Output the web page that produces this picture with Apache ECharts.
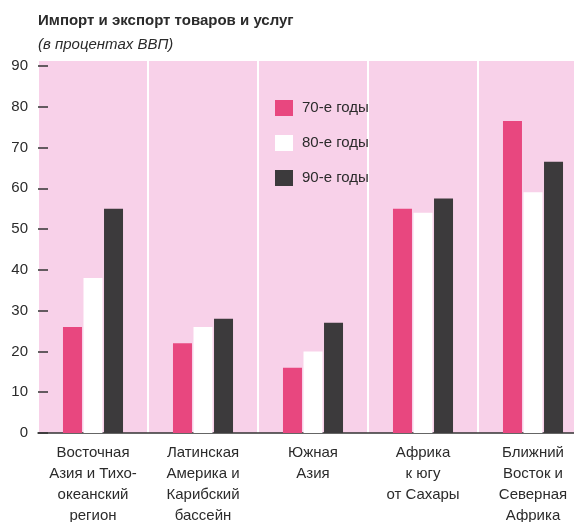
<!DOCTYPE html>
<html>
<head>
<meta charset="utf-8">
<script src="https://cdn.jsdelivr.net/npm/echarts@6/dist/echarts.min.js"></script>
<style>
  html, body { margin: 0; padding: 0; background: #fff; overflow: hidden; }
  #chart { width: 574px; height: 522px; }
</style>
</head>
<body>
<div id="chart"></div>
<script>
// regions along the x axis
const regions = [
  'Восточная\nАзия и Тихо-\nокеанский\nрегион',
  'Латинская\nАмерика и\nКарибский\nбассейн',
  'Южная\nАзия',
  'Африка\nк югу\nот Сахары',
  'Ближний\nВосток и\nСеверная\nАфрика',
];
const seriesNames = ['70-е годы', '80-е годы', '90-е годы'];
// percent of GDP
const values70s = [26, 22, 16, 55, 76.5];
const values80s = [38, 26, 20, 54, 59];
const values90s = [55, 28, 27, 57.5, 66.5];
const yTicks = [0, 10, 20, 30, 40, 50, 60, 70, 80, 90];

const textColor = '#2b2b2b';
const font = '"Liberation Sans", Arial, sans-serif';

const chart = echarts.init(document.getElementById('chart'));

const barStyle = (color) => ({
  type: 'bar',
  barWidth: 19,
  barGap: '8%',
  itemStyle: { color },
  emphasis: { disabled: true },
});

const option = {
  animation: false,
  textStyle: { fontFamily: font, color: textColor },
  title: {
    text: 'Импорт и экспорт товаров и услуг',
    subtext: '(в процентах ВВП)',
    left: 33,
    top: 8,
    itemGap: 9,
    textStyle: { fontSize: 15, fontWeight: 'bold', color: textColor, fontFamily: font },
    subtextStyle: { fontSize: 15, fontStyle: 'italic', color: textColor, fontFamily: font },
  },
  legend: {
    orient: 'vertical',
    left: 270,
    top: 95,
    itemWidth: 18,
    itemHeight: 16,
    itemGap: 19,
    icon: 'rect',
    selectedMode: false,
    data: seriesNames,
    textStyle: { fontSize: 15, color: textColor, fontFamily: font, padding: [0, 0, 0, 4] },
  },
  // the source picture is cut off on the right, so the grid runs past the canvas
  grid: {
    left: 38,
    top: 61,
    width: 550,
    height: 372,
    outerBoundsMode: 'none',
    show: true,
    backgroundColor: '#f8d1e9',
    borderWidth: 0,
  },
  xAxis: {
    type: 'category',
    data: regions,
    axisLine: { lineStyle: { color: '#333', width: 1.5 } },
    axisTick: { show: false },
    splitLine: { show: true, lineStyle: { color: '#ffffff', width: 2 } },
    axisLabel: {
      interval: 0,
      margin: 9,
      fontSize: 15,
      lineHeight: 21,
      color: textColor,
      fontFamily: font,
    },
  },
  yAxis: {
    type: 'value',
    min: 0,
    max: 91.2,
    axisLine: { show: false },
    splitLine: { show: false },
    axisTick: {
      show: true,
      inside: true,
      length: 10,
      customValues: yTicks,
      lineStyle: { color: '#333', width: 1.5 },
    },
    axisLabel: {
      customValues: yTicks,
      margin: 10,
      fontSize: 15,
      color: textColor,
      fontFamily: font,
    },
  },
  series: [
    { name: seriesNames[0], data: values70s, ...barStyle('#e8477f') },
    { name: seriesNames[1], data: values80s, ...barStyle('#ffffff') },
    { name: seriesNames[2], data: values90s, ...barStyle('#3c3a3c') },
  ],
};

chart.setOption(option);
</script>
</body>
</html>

● REQUIRED WORK
Copy the listing over exactly, skipping the pictures it holds.

● EXPECTED ANSWER
Output the web page that produces this picture with Apache ECharts.
<!DOCTYPE html>
<html>
<head>
<meta charset="utf-8">
<script src="https://cdn.jsdelivr.net/npm/echarts@6/dist/echarts.min.js"></script>
<style>
  html, body { margin: 0; padding: 0; background: #fff; overflow: hidden; }
  #chart { width: 574px; height: 522px; }
</style>
</head>
<body>
<div id="chart"></div>
<script>
// regions along the x axis
const regions = [
  'Восточная\nАзия и Тихо-\nокеанский\nрегион',
  'Латинская\nАмерика и\nКарибский\nбассейн',
  'Южная\nАзия',
  'Африка\nк югу\nот Сахары',
  'Ближний\nВосток и\nСеверная\nАфрика',
];
const seriesNames = ['70-е годы', '80-е годы', '90-е годы'];
// percent of GDP
const values70s = [26, 22, 16, 55, 76.5];
const values80s = [38, 26, 20, 54, 59];
const values90s = [55, 28, 27, 57.5, 66.5];
const yTicks = [0, 10, 20, 30, 40, 50, 60, 70, 80, 90];

const textColor = '#2b2b2b';
const font = '"Liberation Sans", Arial, sans-serif';

const chart = echarts.init(document.getElementById('chart'));

const barStyle = (color) => ({
  type: 'bar',
  barWidth: 19,
  barGap: '8%',
  itemStyle: { color },
  emphasis: { disabled: true },
});

const option = {
  animation: false,
  textStyle: { fontFamily: font, color: textColor },
  title: {
    text: 'Импорт и экспорт товаров и услуг',
    subtext: '(в процентах ВВП)',
    left: 33,
    top: 8,
    itemGap: 9,
    textStyle: { fontSize: 15, fontWeight: 'bold', color: textColor, fontFamily: font },
    subtextStyle: { fontSize: 15, fontStyle: 'italic', color: textColor, fontFamily: font },
  },
  legend: {
    orient: 'vertical',
    left: 270,
    top: 95,
    itemWidth: 18,
    itemHeight: 16,
    itemGap: 19,
    icon: 'rect',
    selectedMode: false,
    data: seriesNames,
    textStyle: { fontSize: 15, color: textColor, fontFamily: font, padding: [0, 0, 0, 4] },
  },
  // the source picture is cut off on the right, so the grid runs past the canvas
  grid: {
    left: 38,
    top: 61,
    width: 550,
    height: 372,
    outerBoundsMode: 'none',
    show: true,
    backgroundColor: '#f8d1e9',
    borderWidth: 0,
  },
  xAxis: {
    type: 'category',
    data: regions,
    axisLine: { lineStyle: { color: '#333', width: 1.5 } },
    axisTick: { show: false },
    splitLine: { show: true, lineStyle: { color: '#ffffff', width: 2 } },
    axisLabel: {
      interval: 0,
      margin: 9,
      fontSize: 15,
      lineHeight: 21,
      color: textColor,
      fontFamily: font,
    },
  },
  yAxis: {
    type: 'value',
    min: 0,
    max: 91.2,
    axisLine: { show: false },
    splitLine: { show: false },
    axisTick: {
      show: true,
      inside: true,
      length: 10,
      customValues: yTicks,
      lineStyle: { color: '#333', width: 1.5 },
    },
    axisLabel: {
      customValues: yTicks,
      margin: 10,
      fontSize: 15,
      color: textColor,
      fontFamily: font,
    },
  },
  series: [
    { name: seriesNames[0], data: values70s, ...barStyle('#e8477f') },
    { name: seriesNames[1], data: values80s, ...barStyle('#ffffff') },
    { name: seriesNames[2], data: values90s, ...barStyle('#3c3a3c') },
  ],
};

chart.setOption(option);
</script>
</body>
</html>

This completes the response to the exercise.